I think for adults as well, we fantasize ourselves into ideal other lives all the time. This film says to you, “Well, there is probably a tremendous amount (of goodness) in the life you’re leading. If you just calm down and take a look at it, it is wonderful.” I think that’s a good thing to keep in mind.
PFF: Brie and Jacob shared plenty of on-screen, mom/son chemistry. How did they spend time together prior to shooting?
LA: We did get them together for – in film terms – a lot of time. We had three weeks before we started shooting with both of them together. Some of that time was taken up with wardrobe settings and wig-work, but the bulk of the time – certainly the first week – was just hanging out. All of us (hung out), so Jake (Jacob) wouldn’t feel pressure to form a friendship with this person. He’s a smart kid, and he knew this was the person with whom he would be acting with for quite a long time.
We just went out for pizza, and we all sat around together. He gradually started asking Brie questions. What her favorite “Star Wars” character is? Does she prefer dogs or cats? He gradually just started opening himself up to her, and she’s such a warm person. It was lovely to watch the bond form. Once they were comfortable, then I brought them onto the set. They made some crafts together (and the crafts were included in the movie), so Jake would have a connection to them.
PFF: (SPOILER) A significant portion of the film takes place in one room, but I found myself paying attention to other rooms in the movie. Did you deliberately film the movie - in such a way - so the audience would compare and contrast other rooms with the room, or am I just reading into it?
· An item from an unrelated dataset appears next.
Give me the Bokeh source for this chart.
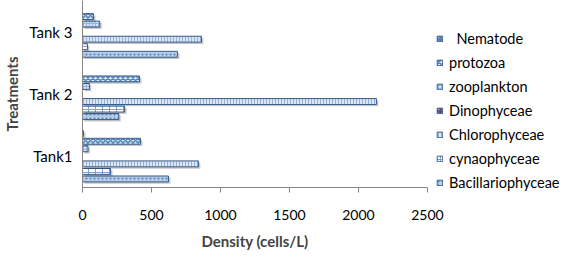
from bokeh.plotting import figure
from bokeh.models import FactorRange, Range1d, Legend, LegendItem, ColumnDataSource
from bokeh.transform import dodge
from bokeh.embed import file_html
from bokeh.resources import INLINE

tanks = ["Tank1", "Tank 2", "Tank 3"]
x_ticks = [0, 500, 1000, 1500, 2000, 2500]

Bacillariophyceae = [623, 263, 688]
cynaophyceae = [203, 305, 36]
Chlorophyceae = [840, 2130, 862]
Dinophyceae = [0, 0, 0]
zooplankton = [40, 50, 125]
protozoa = [420, 413, 80]
Nematode = [8, 0, 0]

series = [
    ("Bacillariophyceae", Bacillariophyceae),
    ("cynaophyceae", cynaophyceae),
    ("Chlorophyceae", Chlorophyceae),
    ("Dinophyceae", Dinophyceae),
    ("zooplankton", zooplankton),
    ("protozoa", protozoa),
    ("Nematode", Nematode),
]

styles = {
    "Bacillariophyceae": dict(fill_color="#b9cde5", hatch_pattern="dot", hatch_color="#4f81bd", hatch_scale=4, hatch_weight=1),
    "cynaophyceae": dict(fill_color="#ffffff", hatch_pattern="cross", hatch_color="#7da2d0", hatch_scale=7, hatch_weight=1),
    "Chlorophyceae": dict(fill_color="#dbe5f1", hatch_pattern="vertical_line", hatch_color="#95b3d7", hatch_scale=3, hatch_weight=1),
    "Dinophyceae": dict(fill_color="#604a7b", hatch_pattern="dot", hatch_color="#b3a2c7", hatch_scale=4, hatch_weight=1),
    "zooplankton": dict(fill_color="#dbe5f1", hatch_pattern="cross", hatch_color="#8eb4e3", hatch_scale=3, hatch_weight=1),
    "protozoa": dict(fill_color="#dbe5f1", hatch_pattern="diagonal_cross", hatch_color="#4f81bd", hatch_scale=5, hatch_weight=1.5),
    "Nematode": dict(fill_color="#4f81bd", hatch_pattern="dot", hatch_color="#95b3d7", hatch_scale=4, hatch_weight=1),
}

slot = 0.121
bar_h = 0.095

p = figure(
    y_range=FactorRange(*tanks),
    x_range=Range1d(0, 2500),
    frame_width=345, frame_height=187,
    min_border_left=74, min_border_right=128,
    min_border_top=0, min_border_bottom=56,
    output_backend="svg", toolbar_location=None,
)

items = {}
for i, (name, vals) in enumerate(series):
    src = ColumnDataSource(dict(tank=tanks, value=vals))
    off = (i - 3) * slot
    p.hbar(y=dodge("tank", off - 0.03, range=p.y_range), left=14,
           right=dodge("value", 14), height=bar_h, source=src,
           fill_color="#000000", fill_alpha=0.22, line_color=None)
    r = p.hbar(y=dodge("tank", off, range=p.y_range), left=0, right="value",
               height=bar_h, source=src, line_color="#385d8a", line_width=1,
               **styles[name])
    items[name] = r

legend_order = ["Nematode", "protozoa", "zooplankton", "Dinophyceae",
                "Chlorophyceae", "cynaophyceae", "Bacillariophyceae"]
legend_labels = {"Nematode": "\u00a0\u00a0Nematode"}
legend = Legend(
    items=[LegendItem(label=legend_labels.get(n, n), renderers=[items[n]]) for n in legend_order],
    location=(9, -7),
    border_line_color=None, background_fill_alpha=0,
    padding=0, spacing=0, margin=0,
    glyph_width=7, glyph_height=7, label_height=24, label_standoff=6,
    label_text_font="Lato", label_text_font_size="14.5px", label_text_color="#000000",
)
p.add_layout(legend, "right")

p.xgrid.grid_line_color = None
p.ygrid.grid_line_color = None
p.outline_line_color = None

p.xaxis.ticker = x_ticks
p.xaxis.axis_label = "Density (cells/L)"
p.xaxis.axis_label_text_font = "Lato"
p.xaxis.axis_label_text_font_style = "bold"
p.xaxis.axis_label_text_font_size = "15px"
p.xaxis.axis_label_standoff = 9
p.xaxis.major_label_text_font = "Lato"
p.xaxis.major_label_text_font_size = "14px"
p.xaxis.major_label_text_color = "#000000"
p.xaxis.major_label_standoff = 17
p.xaxis.axis_line_color = "#868686"
p.xaxis.major_tick_line_color = "#868686"
p.xaxis.major_tick_out = 5
p.xaxis.major_tick_in = 0
p.xaxis.minor_tick_line_color = None

p.yaxis.axis_label = "Treatments"
p.yaxis.axis_label_text_font = "Lato"
p.yaxis.axis_label_text_font_style = "bold"
p.yaxis.axis_label_text_font_size = "15px"
p.yaxis.axis_label_standoff = 5
p.yaxis.major_label_text_font = "Lato"
p.yaxis.major_label_text_font_size = "15px"
p.yaxis.major_label_text_color = "#000000"
p.yaxis.major_label_standoff = 10
p.yaxis.axis_line_color = "#868686"
p.yaxis.major_tick_line_color = None
p.yaxis.major_tick_out = 0
p.yaxis.major_tick_in = 0

open("out.html", "w").write(file_html(p, INLINE))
LA: No, you are right. For example, a lot of thought went into the hospital room, because I thought of various ways to play it. Some places, some locations (we looked at) were nursing homes, where it would be possible for the characters to go. These were a little bit brown, a little bit dull, and I thought that’s one way to go: to say we are in this amazing world, but – you know what – it is just less interesting than the one we left (the room).
In the end, we went for something which was highly different and highly charged and somehow spoke of a space that Jack thought the world was, like a “2001” interior. Once you make a film like this, every place you go to is significant, so you cannot not think about it. The vertical white bars in the living room were just this fascinating little metaphor for imprisonment, so absolutely, we did think about it. Never have I thought so hard about locations. Every aspect of this film was so charged, because the story itself is so charged.